» Work to be completed
Find the word "this" in the data. Return every line where it appears.

══ Data supplied ══

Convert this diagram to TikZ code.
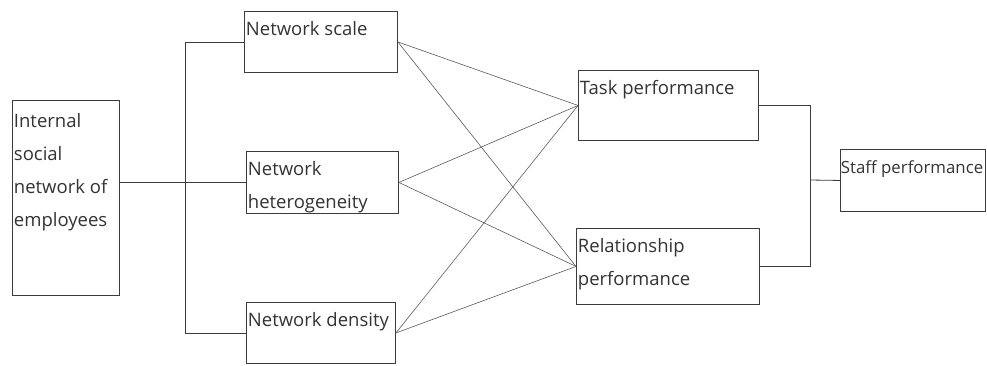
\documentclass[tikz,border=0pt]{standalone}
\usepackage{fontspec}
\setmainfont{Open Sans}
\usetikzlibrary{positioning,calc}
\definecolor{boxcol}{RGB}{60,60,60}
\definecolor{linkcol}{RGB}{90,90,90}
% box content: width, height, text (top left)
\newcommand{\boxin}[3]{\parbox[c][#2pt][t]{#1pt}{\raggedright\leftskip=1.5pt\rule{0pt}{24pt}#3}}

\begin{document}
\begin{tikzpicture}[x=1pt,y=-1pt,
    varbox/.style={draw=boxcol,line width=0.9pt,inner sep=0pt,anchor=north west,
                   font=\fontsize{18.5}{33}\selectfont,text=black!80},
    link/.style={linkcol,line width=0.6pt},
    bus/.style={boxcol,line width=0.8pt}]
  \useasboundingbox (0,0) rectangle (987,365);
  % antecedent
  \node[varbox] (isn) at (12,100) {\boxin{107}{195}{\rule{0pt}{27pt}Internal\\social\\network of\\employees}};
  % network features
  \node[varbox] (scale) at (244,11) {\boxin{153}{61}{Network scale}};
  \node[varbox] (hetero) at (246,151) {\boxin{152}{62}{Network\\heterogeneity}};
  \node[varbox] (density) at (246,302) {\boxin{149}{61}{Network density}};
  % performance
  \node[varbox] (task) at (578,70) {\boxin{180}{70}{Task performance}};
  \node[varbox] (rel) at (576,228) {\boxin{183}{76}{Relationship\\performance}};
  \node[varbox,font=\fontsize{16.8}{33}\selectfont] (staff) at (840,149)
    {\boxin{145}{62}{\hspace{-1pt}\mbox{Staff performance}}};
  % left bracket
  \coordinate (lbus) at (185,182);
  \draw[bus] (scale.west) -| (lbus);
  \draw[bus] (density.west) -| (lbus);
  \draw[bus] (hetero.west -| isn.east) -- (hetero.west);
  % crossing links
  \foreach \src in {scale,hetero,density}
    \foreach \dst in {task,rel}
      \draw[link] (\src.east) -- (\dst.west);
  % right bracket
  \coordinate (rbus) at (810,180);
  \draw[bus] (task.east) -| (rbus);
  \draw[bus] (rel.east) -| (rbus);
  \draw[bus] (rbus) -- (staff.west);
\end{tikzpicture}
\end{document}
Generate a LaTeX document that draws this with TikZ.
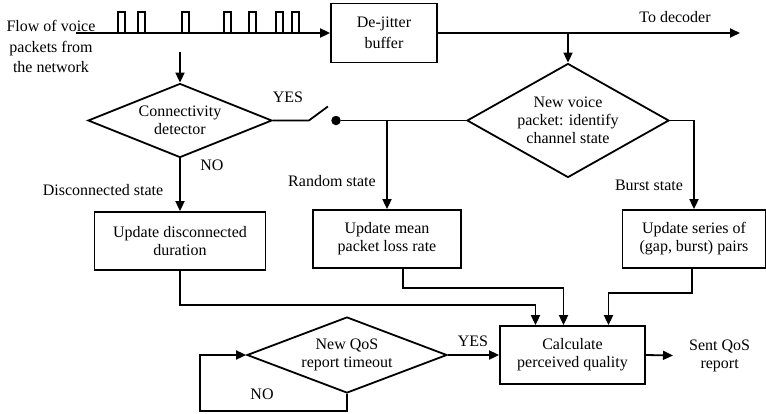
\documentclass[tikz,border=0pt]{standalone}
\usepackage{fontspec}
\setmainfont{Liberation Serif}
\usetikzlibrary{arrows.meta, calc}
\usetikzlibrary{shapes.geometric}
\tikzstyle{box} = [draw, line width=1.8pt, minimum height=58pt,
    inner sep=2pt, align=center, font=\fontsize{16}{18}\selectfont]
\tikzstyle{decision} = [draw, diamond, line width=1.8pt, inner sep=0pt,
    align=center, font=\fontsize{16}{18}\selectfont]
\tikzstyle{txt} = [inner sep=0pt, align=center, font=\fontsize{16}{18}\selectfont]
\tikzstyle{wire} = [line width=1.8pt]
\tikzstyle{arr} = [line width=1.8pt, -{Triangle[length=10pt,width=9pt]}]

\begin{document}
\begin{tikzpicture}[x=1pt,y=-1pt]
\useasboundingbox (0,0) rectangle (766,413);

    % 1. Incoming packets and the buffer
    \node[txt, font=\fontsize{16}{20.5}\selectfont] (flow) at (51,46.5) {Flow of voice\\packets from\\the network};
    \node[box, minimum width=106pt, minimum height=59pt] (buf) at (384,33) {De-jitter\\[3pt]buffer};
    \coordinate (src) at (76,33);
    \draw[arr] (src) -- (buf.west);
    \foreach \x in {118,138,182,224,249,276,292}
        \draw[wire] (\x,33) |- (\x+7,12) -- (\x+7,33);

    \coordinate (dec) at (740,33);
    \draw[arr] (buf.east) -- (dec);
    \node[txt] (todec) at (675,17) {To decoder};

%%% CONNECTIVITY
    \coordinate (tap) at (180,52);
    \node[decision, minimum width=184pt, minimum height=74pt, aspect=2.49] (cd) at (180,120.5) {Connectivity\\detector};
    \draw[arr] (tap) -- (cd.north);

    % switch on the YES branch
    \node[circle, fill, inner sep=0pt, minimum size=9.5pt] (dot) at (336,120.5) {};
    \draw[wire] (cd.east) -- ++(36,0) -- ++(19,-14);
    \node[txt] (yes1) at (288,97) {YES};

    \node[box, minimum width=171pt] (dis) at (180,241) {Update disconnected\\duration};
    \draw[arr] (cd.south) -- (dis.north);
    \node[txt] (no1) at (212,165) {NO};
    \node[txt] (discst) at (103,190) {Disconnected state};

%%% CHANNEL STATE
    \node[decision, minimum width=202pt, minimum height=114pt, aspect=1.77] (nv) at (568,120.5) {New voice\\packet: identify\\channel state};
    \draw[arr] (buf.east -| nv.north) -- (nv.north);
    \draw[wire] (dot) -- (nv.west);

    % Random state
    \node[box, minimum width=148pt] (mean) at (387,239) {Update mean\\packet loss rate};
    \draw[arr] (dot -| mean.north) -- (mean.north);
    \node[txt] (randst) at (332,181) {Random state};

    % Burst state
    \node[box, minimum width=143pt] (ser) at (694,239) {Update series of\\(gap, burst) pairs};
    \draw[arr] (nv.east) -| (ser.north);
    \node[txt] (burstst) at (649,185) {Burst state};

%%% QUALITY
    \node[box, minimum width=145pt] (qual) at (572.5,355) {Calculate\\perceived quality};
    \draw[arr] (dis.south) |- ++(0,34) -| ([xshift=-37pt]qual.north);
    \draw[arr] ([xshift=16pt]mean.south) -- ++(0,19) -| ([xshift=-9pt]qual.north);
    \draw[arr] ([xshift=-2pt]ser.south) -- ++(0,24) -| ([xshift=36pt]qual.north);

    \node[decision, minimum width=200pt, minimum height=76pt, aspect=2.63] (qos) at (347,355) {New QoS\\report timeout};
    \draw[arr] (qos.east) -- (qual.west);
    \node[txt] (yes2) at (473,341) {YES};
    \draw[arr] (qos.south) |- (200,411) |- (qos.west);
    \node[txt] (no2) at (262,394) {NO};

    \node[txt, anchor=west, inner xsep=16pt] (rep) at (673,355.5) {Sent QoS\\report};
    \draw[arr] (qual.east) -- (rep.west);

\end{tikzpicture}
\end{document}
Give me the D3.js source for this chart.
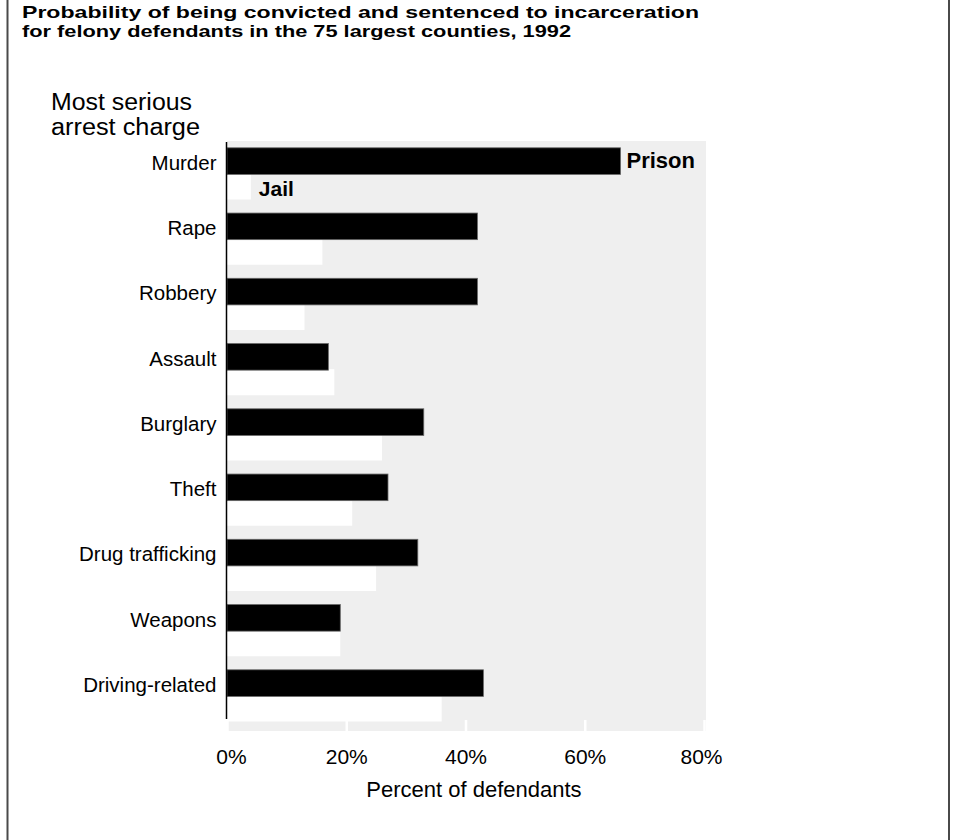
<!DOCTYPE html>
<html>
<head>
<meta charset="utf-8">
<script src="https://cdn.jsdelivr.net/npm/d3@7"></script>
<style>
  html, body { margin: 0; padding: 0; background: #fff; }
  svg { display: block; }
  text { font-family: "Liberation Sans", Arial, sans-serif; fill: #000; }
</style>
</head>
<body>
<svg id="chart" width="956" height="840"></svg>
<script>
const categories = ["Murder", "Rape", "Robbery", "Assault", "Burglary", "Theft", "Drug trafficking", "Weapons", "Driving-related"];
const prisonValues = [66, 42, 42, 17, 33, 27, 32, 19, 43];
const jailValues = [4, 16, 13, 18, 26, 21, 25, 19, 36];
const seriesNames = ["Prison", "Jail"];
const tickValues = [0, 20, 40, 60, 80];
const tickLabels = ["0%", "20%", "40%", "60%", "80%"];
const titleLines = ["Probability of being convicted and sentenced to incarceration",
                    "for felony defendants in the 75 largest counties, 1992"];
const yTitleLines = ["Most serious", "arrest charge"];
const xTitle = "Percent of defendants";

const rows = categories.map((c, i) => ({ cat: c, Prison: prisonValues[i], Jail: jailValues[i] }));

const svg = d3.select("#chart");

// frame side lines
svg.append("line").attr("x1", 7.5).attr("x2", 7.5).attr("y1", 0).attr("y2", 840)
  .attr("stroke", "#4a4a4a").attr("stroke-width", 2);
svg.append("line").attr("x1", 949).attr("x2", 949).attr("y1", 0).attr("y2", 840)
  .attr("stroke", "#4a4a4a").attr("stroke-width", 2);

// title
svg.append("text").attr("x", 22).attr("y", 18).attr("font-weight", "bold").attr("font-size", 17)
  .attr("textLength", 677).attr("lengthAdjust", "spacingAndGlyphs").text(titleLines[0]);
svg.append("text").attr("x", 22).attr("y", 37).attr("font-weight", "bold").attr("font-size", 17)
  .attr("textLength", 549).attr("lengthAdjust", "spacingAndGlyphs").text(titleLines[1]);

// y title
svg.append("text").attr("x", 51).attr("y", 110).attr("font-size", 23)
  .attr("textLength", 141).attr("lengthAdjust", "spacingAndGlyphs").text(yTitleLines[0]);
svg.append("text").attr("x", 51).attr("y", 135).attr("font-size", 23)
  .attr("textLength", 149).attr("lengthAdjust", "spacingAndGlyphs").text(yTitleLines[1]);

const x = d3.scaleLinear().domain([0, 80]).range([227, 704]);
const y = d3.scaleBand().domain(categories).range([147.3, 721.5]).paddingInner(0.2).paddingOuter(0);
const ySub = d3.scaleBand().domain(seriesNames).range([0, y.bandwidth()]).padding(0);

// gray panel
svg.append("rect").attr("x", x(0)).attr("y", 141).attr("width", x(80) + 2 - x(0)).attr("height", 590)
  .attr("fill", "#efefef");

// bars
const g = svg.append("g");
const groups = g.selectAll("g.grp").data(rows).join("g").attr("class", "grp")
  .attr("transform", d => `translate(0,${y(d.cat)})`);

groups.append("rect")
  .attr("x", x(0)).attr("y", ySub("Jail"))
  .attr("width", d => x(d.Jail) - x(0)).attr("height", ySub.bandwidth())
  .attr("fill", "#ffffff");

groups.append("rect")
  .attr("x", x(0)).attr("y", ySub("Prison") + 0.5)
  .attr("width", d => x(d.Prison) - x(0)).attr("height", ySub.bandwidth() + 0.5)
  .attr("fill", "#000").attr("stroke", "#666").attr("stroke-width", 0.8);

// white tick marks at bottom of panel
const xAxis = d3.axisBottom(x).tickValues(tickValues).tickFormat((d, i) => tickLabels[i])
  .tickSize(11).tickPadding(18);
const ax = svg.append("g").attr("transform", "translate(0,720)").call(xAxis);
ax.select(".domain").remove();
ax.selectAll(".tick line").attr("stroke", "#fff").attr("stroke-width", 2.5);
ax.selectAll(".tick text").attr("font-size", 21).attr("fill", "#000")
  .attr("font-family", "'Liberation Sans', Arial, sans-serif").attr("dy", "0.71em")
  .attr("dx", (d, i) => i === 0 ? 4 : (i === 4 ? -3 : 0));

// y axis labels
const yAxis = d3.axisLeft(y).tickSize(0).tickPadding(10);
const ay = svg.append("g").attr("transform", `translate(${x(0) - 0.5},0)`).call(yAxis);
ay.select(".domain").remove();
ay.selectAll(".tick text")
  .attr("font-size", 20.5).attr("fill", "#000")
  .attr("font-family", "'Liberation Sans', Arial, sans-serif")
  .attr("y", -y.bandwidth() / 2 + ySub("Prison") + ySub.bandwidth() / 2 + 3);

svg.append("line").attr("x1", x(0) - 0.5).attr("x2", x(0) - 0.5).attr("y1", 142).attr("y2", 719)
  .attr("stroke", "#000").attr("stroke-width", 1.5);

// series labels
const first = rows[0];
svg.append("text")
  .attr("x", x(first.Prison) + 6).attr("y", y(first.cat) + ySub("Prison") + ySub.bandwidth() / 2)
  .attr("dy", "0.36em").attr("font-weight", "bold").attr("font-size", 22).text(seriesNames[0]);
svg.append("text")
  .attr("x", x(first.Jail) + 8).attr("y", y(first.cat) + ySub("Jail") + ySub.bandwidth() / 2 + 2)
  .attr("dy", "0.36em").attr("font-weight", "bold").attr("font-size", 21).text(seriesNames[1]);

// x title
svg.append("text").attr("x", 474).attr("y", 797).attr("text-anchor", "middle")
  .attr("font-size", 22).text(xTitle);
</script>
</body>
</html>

═══

» Solution
Convert this diagram to TikZ code.
Generate a LaTeX document that draws this with TikZ.
Give me the D3.js source for this chart.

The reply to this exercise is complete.